§ **Exercise task**:
Write out the entire listing below exactly as it appears, minus any pictures.

§ **Data excerpt**:
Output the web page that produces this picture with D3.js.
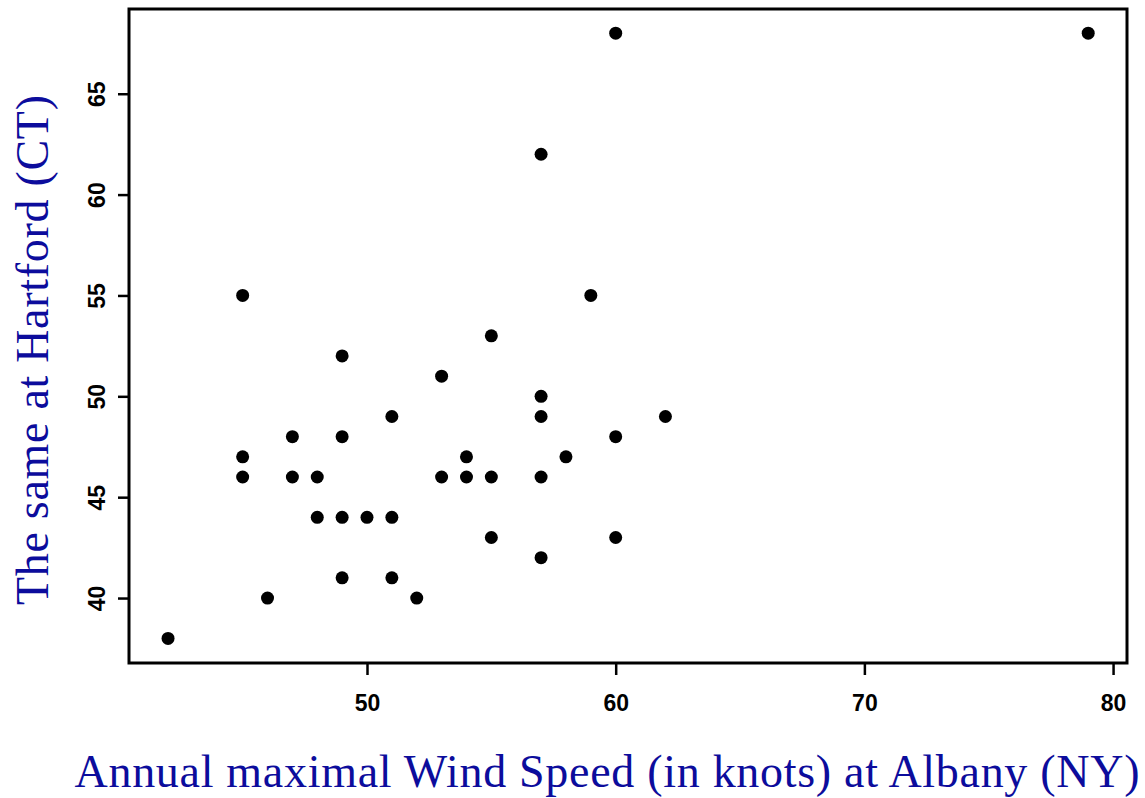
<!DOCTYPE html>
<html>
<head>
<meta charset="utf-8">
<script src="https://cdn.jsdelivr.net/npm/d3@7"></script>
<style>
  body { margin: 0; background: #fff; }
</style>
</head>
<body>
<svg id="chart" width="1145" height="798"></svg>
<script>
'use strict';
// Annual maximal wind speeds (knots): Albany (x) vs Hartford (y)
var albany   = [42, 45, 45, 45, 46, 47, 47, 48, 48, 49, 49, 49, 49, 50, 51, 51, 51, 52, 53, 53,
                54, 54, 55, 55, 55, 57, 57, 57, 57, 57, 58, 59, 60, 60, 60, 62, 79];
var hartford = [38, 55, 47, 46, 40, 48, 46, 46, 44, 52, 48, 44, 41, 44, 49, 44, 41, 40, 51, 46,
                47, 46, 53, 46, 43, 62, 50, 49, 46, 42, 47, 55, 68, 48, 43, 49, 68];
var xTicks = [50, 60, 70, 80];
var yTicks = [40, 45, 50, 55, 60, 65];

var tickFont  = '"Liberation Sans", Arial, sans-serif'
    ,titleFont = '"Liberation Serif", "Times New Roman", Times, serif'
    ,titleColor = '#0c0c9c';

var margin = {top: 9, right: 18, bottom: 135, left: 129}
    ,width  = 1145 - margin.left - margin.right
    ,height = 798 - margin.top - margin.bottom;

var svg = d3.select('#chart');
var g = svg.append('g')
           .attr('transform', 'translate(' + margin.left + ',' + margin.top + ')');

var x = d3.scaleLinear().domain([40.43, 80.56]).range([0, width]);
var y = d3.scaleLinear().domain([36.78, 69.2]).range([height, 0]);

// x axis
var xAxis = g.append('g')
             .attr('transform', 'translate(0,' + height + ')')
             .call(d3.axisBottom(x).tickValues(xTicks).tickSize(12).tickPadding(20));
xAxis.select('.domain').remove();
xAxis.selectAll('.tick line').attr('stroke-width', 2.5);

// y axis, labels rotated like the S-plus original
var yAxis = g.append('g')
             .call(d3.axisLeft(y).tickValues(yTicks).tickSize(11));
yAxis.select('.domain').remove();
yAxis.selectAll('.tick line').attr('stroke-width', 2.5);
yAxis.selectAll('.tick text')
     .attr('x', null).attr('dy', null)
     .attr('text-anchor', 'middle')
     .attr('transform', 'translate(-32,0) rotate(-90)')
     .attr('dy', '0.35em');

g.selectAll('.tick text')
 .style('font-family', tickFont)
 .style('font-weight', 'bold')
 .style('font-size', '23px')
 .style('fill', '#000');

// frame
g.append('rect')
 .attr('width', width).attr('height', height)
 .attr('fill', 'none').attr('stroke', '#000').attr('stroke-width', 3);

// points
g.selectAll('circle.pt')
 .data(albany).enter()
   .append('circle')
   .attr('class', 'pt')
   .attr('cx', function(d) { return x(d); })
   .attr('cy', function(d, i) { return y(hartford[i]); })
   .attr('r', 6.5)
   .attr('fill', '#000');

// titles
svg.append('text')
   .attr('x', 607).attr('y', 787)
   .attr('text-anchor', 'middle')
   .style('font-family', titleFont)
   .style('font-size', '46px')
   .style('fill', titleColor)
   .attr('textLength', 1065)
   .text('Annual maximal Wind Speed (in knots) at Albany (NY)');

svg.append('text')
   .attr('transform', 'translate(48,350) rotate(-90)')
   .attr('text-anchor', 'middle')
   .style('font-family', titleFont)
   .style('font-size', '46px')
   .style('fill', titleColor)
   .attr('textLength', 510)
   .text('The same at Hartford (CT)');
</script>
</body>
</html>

§ **Exercise response**:
Output the web page that produces this picture with D3.js.
<!DOCTYPE html>
<html>
<head>
<meta charset="utf-8">
<script src="https://cdn.jsdelivr.net/npm/d3@7"></script>
<style>
  body { margin: 0; background: #fff; }
</style>
</head>
<body>
<svg id="chart" width="1145" height="798"></svg>
<script>
'use strict';
// Annual maximal wind speeds (knots): Albany (x) vs Hartford (y)
var albany   = [42, 45, 45, 45, 46, 47, 47, 48, 48, 49, 49, 49, 49, 50, 51, 51, 51, 52, 53, 53,
                54, 54, 55, 55, 55, 57, 57, 57, 57, 57, 58, 59, 60, 60, 60, 62, 79];
var hartford = [38, 55, 47, 46, 40, 48, 46, 46, 44, 52, 48, 44, 41, 44, 49, 44, 41, 40, 51, 46,
                47, 46, 53, 46, 43, 62, 50, 49, 46, 42, 47, 55, 68, 48, 43, 49, 68];
var xTicks = [50, 60, 70, 80];
var yTicks = [40, 45, 50, 55, 60, 65];

var tickFont  = '"Liberation Sans", Arial, sans-serif'
    ,titleFont = '"Liberation Serif", "Times New Roman", Times, serif'
    ,titleColor = '#0c0c9c';

var margin = {top: 9, right: 18, bottom: 135, left: 129}
    ,width  = 1145 - margin.left - margin.right
    ,height = 798 - margin.top - margin.bottom;

var svg = d3.select('#chart');
var g = svg.append('g')
           .attr('transform', 'translate(' + margin.left + ',' + margin.top + ')');

var x = d3.scaleLinear().domain([40.43, 80.56]).range([0, width]);
var y = d3.scaleLinear().domain([36.78, 69.2]).range([height, 0]);

// x axis
var xAxis = g.append('g')
             .attr('transform', 'translate(0,' + height + ')')
             .call(d3.axisBottom(x).tickValues(xTicks).tickSize(12).tickPadding(20));
xAxis.select('.domain').remove();
xAxis.selectAll('.tick line').attr('stroke-width', 2.5);

// y axis, labels rotated like the S-plus original
var yAxis = g.append('g')
             .call(d3.axisLeft(y).tickValues(yTicks).tickSize(11));
yAxis.select('.domain').remove();
yAxis.selectAll('.tick line').attr('stroke-width', 2.5);
yAxis.selectAll('.tick text')
     .attr('x', null).attr('dy', null)
     .attr('text-anchor', 'middle')
     .attr('transform', 'translate(-32,0) rotate(-90)')
     .attr('dy', '0.35em');

g.selectAll('.tick text')
 .style('font-family', tickFont)
 .style('font-weight', 'bold')
 .style('font-size', '23px')
 .style('fill', '#000');

// frame
g.append('rect')
 .attr('width', width).attr('height', height)
 .attr('fill', 'none').attr('stroke', '#000').attr('stroke-width', 3);

// points
g.selectAll('circle.pt')
 .data(albany).enter()
   .append('circle')
   .attr('class', 'pt')
   .attr('cx', function(d) { return x(d); })
   .attr('cy', function(d, i) { return y(hartford[i]); })
   .attr('r', 6.5)
   .attr('fill', '#000');

// titles
svg.append('text')
   .attr('x', 607).attr('y', 787)
   .attr('text-anchor', 'middle')
   .style('font-family', titleFont)
   .style('font-size', '46px')
   .style('fill', titleColor)
   .attr('textLength', 1065)
   .text('Annual maximal Wind Speed (in knots) at Albany (NY)');

svg.append('text')
   .attr('transform', 'translate(48,350) rotate(-90)')
   .attr('text-anchor', 'middle')
   .style('font-family', titleFont)
   .style('font-size', '46px')
   .style('fill', titleColor)
   .attr('textLength', 510)
   .text('The same at Hartford (CT)');
</script>
</body>
</html>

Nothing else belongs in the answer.